What was it like to become a National Master at the tender age of 15?

It’s interesting because it was a big achievement but it’s not like there aren’t some other national masters floating around the states – there are a decent amount. But for me it was the perspective of being the youngest black master ever. And more than anything it shed light on how underrepresented African Americans were in the game of chess. And since then it’s gotten a lot better. But to get back to your question, dealing with the success – I think because nothing ever came easy for me, there are certain circumstances for me that make my story unique. I’ve never had a coach, ever. I don’t think anyone else has gotten to my strength without having a coach.

That must have meant putting in even more time than you otherwise would have with a coach?

That’s right. I had a healthy obsession with chess where I really, really wanted to get better. So it was about “How do I get better?” It was a lot of playing in public parks, honing my skills. I couldn’t then and I still can’t travel to play chess the way I would like to. I started more locally, played and followed all the top games of the strongest players in the world. So I knew all of their games and styles really well and from there it was about looking at their games and seeing patterns and things I liked and then implementing them in my own game.

Although you’ve never had a coach yourself, you sometimes act as a coach for younger players. What would you say to younger people who want to pursue something in the same way you’ve pursued chess?

Chess is where I got my self-confidence, as crazy as that sounds. If you put in the time and do the work that nobody else is doing, then you’re going to become good at it even if you’re not initially good at it. It’s funny because I haven’t found other endeavors where I could truly say I’ve worked as hard at or have been as successful at. But that’s exactly it – if you are really interested in something and work hard at it, you can take it as far as you want to go.

Kassa 8

What advice would you give your 15-year old self?

I probably would have told myself that the journey is going to be more important than the destination. Because I’m still not anywhere near where I want to be with chess. It’s frustrating that I’m not a GM yet. When I was 13 I said “I’ll be a GM when I’m 15” and then when I was 15 I said “I’ll be a GM when I’m 20” and now I’m saying I’ll be a GM before I’m 25. And I’m confident that I will be able to become a GM, but still, nothing is guaranteed and sometimes things don’t work out the way you expect them to, and that’s an important perspective. So the journey will take a little bit of time, but you’ll get there.

What do you wish you had known before starting college?

I think I would have told myself to explore more and to try more things than I have.

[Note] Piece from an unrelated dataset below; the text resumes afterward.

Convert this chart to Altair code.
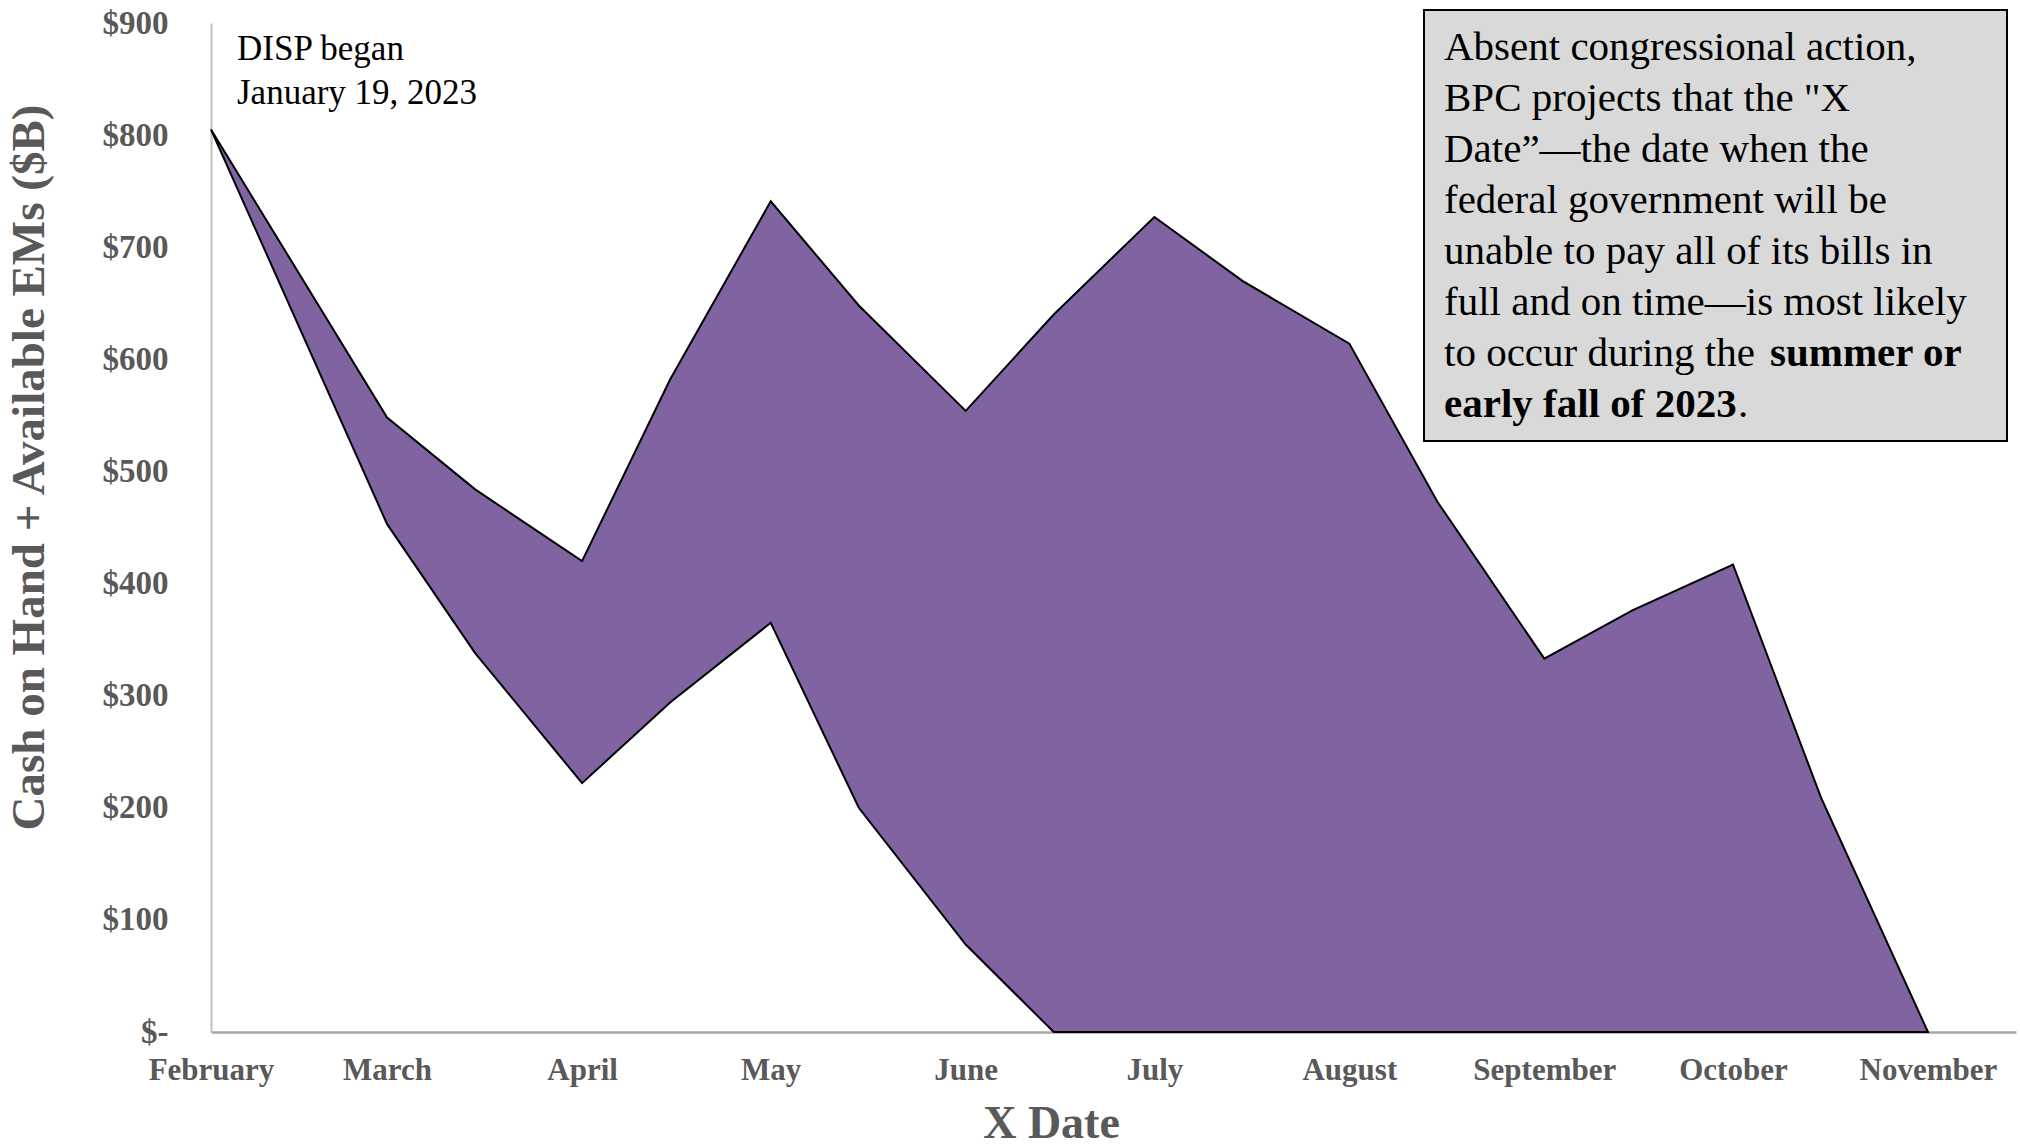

And I don’t mean to sound pessimistic at all, but I look back on the first two years and think that I probably haven’t done as much with my university’s resources afforded to me there. Anything I haven’t been able to do before college I should have tried to do while in college, simply because you’re in a space with a lot of resources and can explore that space.

What made you decide to study abroad?

I knew I was going to study abroad actually because I was intent on keeping my Danish citizenship, and I needed to stay here for a period of time to do that. So it meant I knew I was going to study specifically in Copenhagen.

What has been the main drawback and main takeaway from your experience in Denmark?

I’ve really enjoyed the time here, it has flown and I think it’s been the most fun I’ve had so far during my college career. You’re meeting a lot of different people from different universities, but you also get a little bit of international flavor. Also you step back and people seem like they are happier and more relaxed. I guess I’ve gotten a fresh perspective on life and I appreciate that. And I guess drawback… I think I would have liked to meet more Danish people by now, people I could call up and hangout with. I would definitely recommend studying abroad if you can afford to do it and if you have the chance to, you absolutely should. You lose perspective when you’re in college and a lot of things pass you by when you’re in that atmosphere, but you lose that global perspective that can be really valuable to you.